Beinahe wäre Ludwigshafen selber nur eine Zweigstelle der Gauwirtschaftskammer Westmark in Saarbrücken geworden, wenn nicht der alte und neue Kammerpräsident Carl Wurster sich vehement für den Status einer Wirtschaftskammer der Ludwigshafener Kammer eingesetzt hätte.

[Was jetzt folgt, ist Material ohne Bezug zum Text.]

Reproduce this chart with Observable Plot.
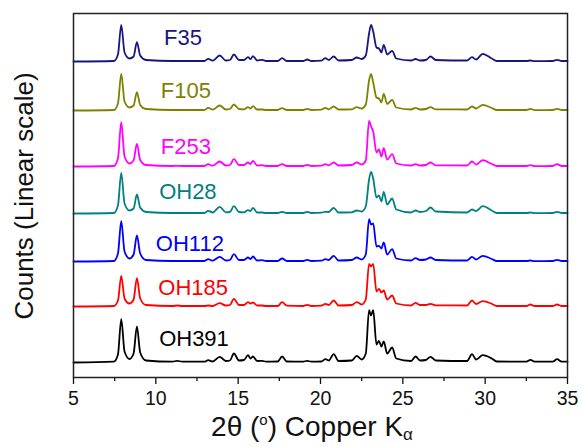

Carl Wurster, Vorstandsmitglied der I.G. Farben und seit dem 22. Mai 1941 Präsident der Kammer, dankte Gauleiter Josef Bürckel am 31. Dezember 1942 in einem Brief für seine erneute Berufung und das Vertrauen. Er versicherte Bürckel, "dass die Wirtschaft der Pfalz auch im neuen Kleid stets zu ihrer treuen Gefolgschaft gehören und sich in erster Linie ihrer verantwortungsvollen Aufgabe im Lebenskampf unseres Volkes bewusst sein wird."

Wirtschaft für den Sieg

 
Die neue Wirtschaftskammer Ludwigshafen sei "ein geschlossenes Bollwerk des Grenzbezirks der Westmark", habe zugleich aber offene Türen "Nach dem Reich und nach dem benachbarten Manheim" - dieses Bild malte Carl Wurster dann in seiner Rede bei der konstituierenden Sitzung der Wirtschaftskammer Ludwigshafen am Rhein. Alle Kräfte der Wirtschaft, so Wurster, seien auf ein Ziel ausgerichtet, das nur dem Sieg des deutschen Soldaten dienen dürfe. Und so war es auch "erst die Notwendigkeiten der Kriegswirtschaft", die zu einer völligen Neuordnung des Kammerwesens führten, wir Hauptgeschäftsführer A. Kopsch in einem Artikel am 30. April 1943 schrieb. "Von der Interessenvertretung zum Dienst am Volksganzen" lautete der Titel.